◆ Exercise goal:
What is the number of lines in the data holding the word "matplotlib"? Give that number by itself.

◆ Provided material:
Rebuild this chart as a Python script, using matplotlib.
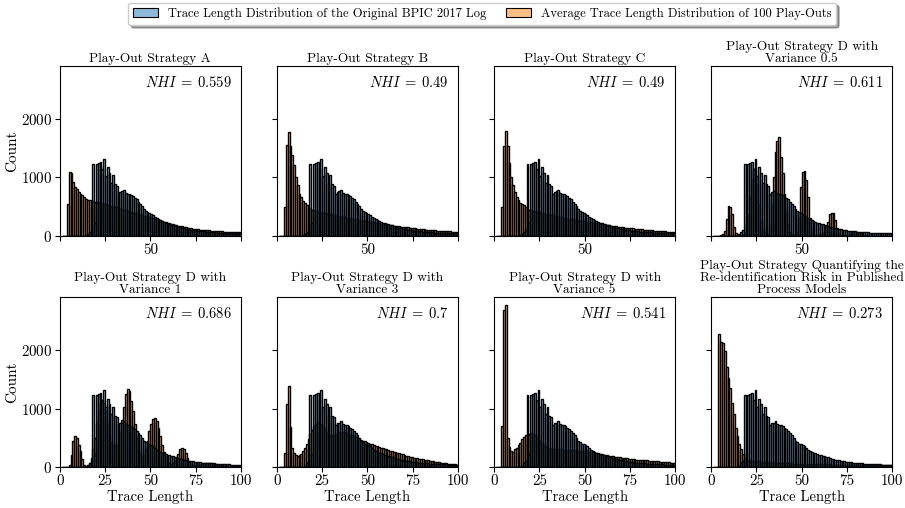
import numpy as np
import matplotlib
matplotlib.use("Agg")
import matplotlib.pyplot as plt
from matplotlib.patches import Patch
from matplotlib.colors import to_rgba

plt.rcParams['font.family'] = 'serif'
plt.rcParams['font.serif'] = ['cmr10']
plt.rcParams['mathtext.fontset'] = 'cm'
plt.rcParams['axes.formatter.use_mathtext'] = True
plt.rcParams['axes.unicode_minus'] = False
plt.rcParams['font.size'] = 10

# trace lengths 1..99 (one bin per length)
lengths = np.arange(1, 100)

# original BPIC 2017 log
original = [
    0, 0, 0, 0, 0, 0, 0, 0, 0, 0,
    0, 0, 0, 5, 20, 60, 100, 1230, 220, 1230,
    1250, 1260, 1150, 1320, 1020, 1170, 1080, 900, 1030, 880,
    850, 720, 750, 760, 780, 730, 720, 710, 700, 670,
    650, 620, 580, 540, 500, 450, 420, 400, 385, 370,
    350, 320, 295, 275, 260, 245, 232, 220, 210, 200,
    190, 180, 172, 162, 150, 140, 130, 122, 116, 110,
    104, 98, 94, 90, 86, 82, 78, 74, 70, 66,
    63, 60, 58, 56, 54, 52, 50, 48, 46, 44,
    43, 42, 41, 40, 39, 38, 37, 36, 35,
]

strategy_a = [
    0, 0, 0, 536, 1095, 1066, 922, 836, 790, 750,
    720, 690, 663, 634, 617, 605, 595, 585, 580, 576,
    568, 560, 552, 544, 536, 528, 520, 512, 504, 496,
    488, 478, 468, 458, 448, 438, 428, 418, 408, 398,
    388, 378, 368, 358, 348, 340, 332, 324, 317, 310,
    300, 290, 280, 270, 260, 250, 240, 230, 220, 210,
    202, 194, 186, 178, 170, 163, 156, 149, 142, 136,
    130, 125, 120, 115, 111, 107, 103, 99, 96, 93,
    90, 87, 84, 81, 78, 76, 74, 72, 70, 68,
    66, 64, 62, 61, 60, 59, 58, 57, 56,
]

strategy_b = [
    0, 0, 0, 490, 1560, 1780, 1530, 1380, 1210, 1010,
    870, 720, 660, 600, 550, 520, 490, 465, 445, 430,
    425, 418, 411, 404, 397, 390, 383, 376, 369, 362,
    355, 348, 341, 334, 327, 320, 313, 306, 300, 294,
    288, 282, 276, 270, 265, 260, 255, 250, 245, 240,
    235, 230, 225, 220, 215, 210, 205, 200, 195, 190,
    185, 180, 175, 170, 166, 162, 158, 154, 150, 146,
    142, 138, 134, 130, 126, 122, 118, 115, 112, 109,
    106, 103, 100, 97, 94, 91, 88, 85, 82, 79,
    77, 75, 73, 71, 69, 67, 65, 63, 61,
]

strategy_c = [
    0, 0, 0, 490, 1540, 1790, 1540, 1240, 1010, 865,
    750, 665, 605, 565, 545, 520, 490, 465, 445, 430,
    424, 417, 410, 403, 396, 389, 382, 375, 368, 361,
    354, 347, 340, 333, 326, 319, 312, 305, 299, 293,
    287, 281, 275, 269, 264, 259, 254, 249, 244, 239,
    234, 229, 224, 219, 214, 209, 204, 199, 194, 189,
    184, 179, 174, 169, 165, 161, 157, 153, 149, 145,
    141, 137, 133, 129, 125, 121, 117, 114, 111, 108,
    105, 102, 99, 96, 93, 90, 87, 84, 81, 78,
    76, 74, 72, 70, 68, 66, 64, 62, 60,
]

variance_05 = [
    0, 0, 0, 0, 10, 30, 80, 280, 500, 490,
    370, 150, 50, 15, 5, 0, 10, 50, 150, 350,
    650, 950, 1150, 1120, 880, 520, 250, 100, 40, 15,
    30, 150, 500, 1000, 1440, 1620, 1690, 1350, 1070, 720,
    400, 180, 60, 20, 10, 15, 60, 300, 840, 1095,
    1100, 950, 660, 300, 100, 30, 10, 5, 10, 20,
    40, 100, 160, 230, 375, 390, 392, 260, 130, 50,
    15, 5, 3, 5, 15, 30, 45, 55, 60, 58,
    50, 35, 20, 10, 5, 2, 0, 0, 0, 0,
    0, 0, 0, 0, 0, 0, 0, 0, 0,
]

variance_1 = [
    0, 0, 0, 0, 40, 210, 440, 530, 500, 380,
    270, 130, 40, 20, 30, 60, 150, 300, 500, 750,
    950, 1100, 1150, 1100, 950, 750, 550, 420, 380, 380,
    350, 450, 600, 800, 1020, 1250, 1330, 1305, 1130, 960,
    730, 500, 330, 220, 180, 200, 300, 450, 615, 730,
    816, 845, 787, 672, 529, 380, 250, 160, 100, 70,
    55, 70, 100, 155, 213, 299, 328, 299, 241, 155,
    90, 55, 40, 35, 35, 38, 42, 50, 58, 64,
    68, 70, 70, 66, 58, 48, 38, 28, 20, 14,
    10, 7, 5, 4, 3, 2, 2, 1, 1,
]

variance_3 = [
    0, 0, 0, 241, 1075, 1391, 684, 328, 241, 201,
    184, 195, 224, 270, 328, 385, 471, 560, 640, 700,
    740, 760, 760, 740, 700, 650, 600, 570, 555, 550,
    555, 565, 580, 590, 595, 595, 590, 580, 570, 555,
    540, 525, 510, 495, 480, 466, 452, 438, 424, 410,
    398, 386, 374, 362, 350, 340, 330, 320, 310, 300,
    290, 280, 270, 260, 250, 242, 234, 226, 218, 210,
    190, 182, 174, 166, 158, 152, 146, 140, 134, 128,
    122, 116, 110, 104, 98, 93, 88, 83, 78, 73,
    68, 64, 60, 56, 52, 49, 46, 43, 40,
]

variance_5 = [
    0, 0, 0, 701, 2684, 2770, 489, 345, 270, 259,
    299, 328, 374, 414, 471, 511, 540, 557, 570, 575,
    569, 550, 529, 490, 443, 410, 380, 350, 328, 315,
    305, 300, 299, 299, 299, 299, 298, 296, 294, 292,
    290, 288, 286, 284, 282, 280, 278, 276, 274, 271,
    265, 260, 254, 247, 241, 235, 229, 223, 217, 211,
    205, 199, 193, 187, 182, 177, 172, 167, 162, 157,
    152, 148, 144, 140, 136, 132, 129, 126, 123, 120,
    117, 115, 113, 110, 107, 104, 101, 98, 95, 92,
    89, 86, 83, 80, 78, 76, 74, 72, 70,
]

quantifying = [
    0, 0, 0, 2280, 2140, 2120, 1990, 1710, 1530, 1360,
    1100, 900, 670, 530, 385, 300, 213, 155, 130, 118,
    112, 108, 104, 100, 97, 94, 91, 88, 85, 82,
    80, 78, 76, 74, 72, 70, 68, 66, 64, 62,
    61, 60, 59, 58, 57, 56, 55, 54, 53, 52,
    51, 50, 49, 48, 47, 46, 45, 44, 43, 42,
    42, 42, 41, 41, 41, 40, 40, 40, 40, 40,
    40, 40, 40, 40, 40, 40, 40, 40, 40, 40,
    40, 40, 40, 40, 40, 40, 40, 40, 40, 40,
    40, 40, 40, 40, 40, 40, 40, 40, 40,
]

titles = [
    "Play-Out Strategy A",
    "Play-Out Strategy B",
    "Play-Out Strategy C",
    "Play-Out Strategy D with\nVariance 0.5",
    "Play-Out Strategy D with\nVariance 1",
    "Play-Out Strategy D with\nVariance 3",
    "Play-Out Strategy D with\nVariance 5",
    "Play-Out Strategy Quantifying the\nRe-identification Risk in Published\nProcess Models",
]
playouts = [strategy_a, strategy_b, strategy_c, variance_05,
            variance_1, variance_3, variance_5, quantifying]
nhi = ["0.559", "0.49", "0.49", "0.611", "0.686", "0.7", "0.541", "0.273"]

xticks = [0, 25, 50, 75, 100]

blue = to_rgba('#1f77b4', 0.5)
orange = to_rgba('#ff7f0e', 0.5)

fig, axes = plt.subplots(2, 4, figsize=(9.05, 5.08), dpi=100, sharey=True)
fig.subplots_adjust(left=0.066, right=0.986, top=0.870, bottom=0.081,
                    wspace=0.199, hspace=0.365)

for i, ax in enumerate(axes.flat):
    ax.bar(lengths, playouts[i], width=1, align='edge', color=orange,
           edgecolor='black', linewidth=1.0)
    ax.bar(lengths, original, width=1, align='edge', color=blue,
           edgecolor='black', linewidth=1.0)
    ax.set_title(titles[i], fontsize=9.6, linespacing=1.0, pad=3)
    ax.text(0.95, 0.95, r"$NHI\:=\:" + nhi[i] + "$", transform=ax.transAxes,
            ha='right', va='top', fontsize=10.5)
    ax.set_xlim(0, 100)
    ax.set_xticks(xticks)
    ax.set_yticks([0, 1000, 2000])
    ax.tick_params(labelsize=10.8, pad=2)

for ax in axes[0]:
    ax.set_xticklabels(['', '', '50', '', ''])
for ax in axes[1]:
    ax.set_xticklabels([str(t) for t in xticks])
    ax.set_xlabel("Trace Length", fontsize=10.5, labelpad=1)
for ax in axes[:, 0]:
    ax.set_ylabel("Count", fontsize=11, labelpad=1)

handles = [Patch(facecolor=blue, edgecolor='black', linewidth=0.8),
           Patch(facecolor=orange, edgecolor='black', linewidth=0.8)]
fig.legend(handles, ["Trace Length Distribution of the Original BPIC 2017 Log",
                     "Average Trace Length Distribution of 100 Play-Outs"],
           loc='upper center', bbox_to_anchor=(0.533, 1.0), ncol=2,
           fontsize=9.0, shadow=True, handlelength=2.0, columnspacing=1.5,
           borderaxespad=0.2)

fig.savefig("out.png", dpi=100)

◆ The response:
6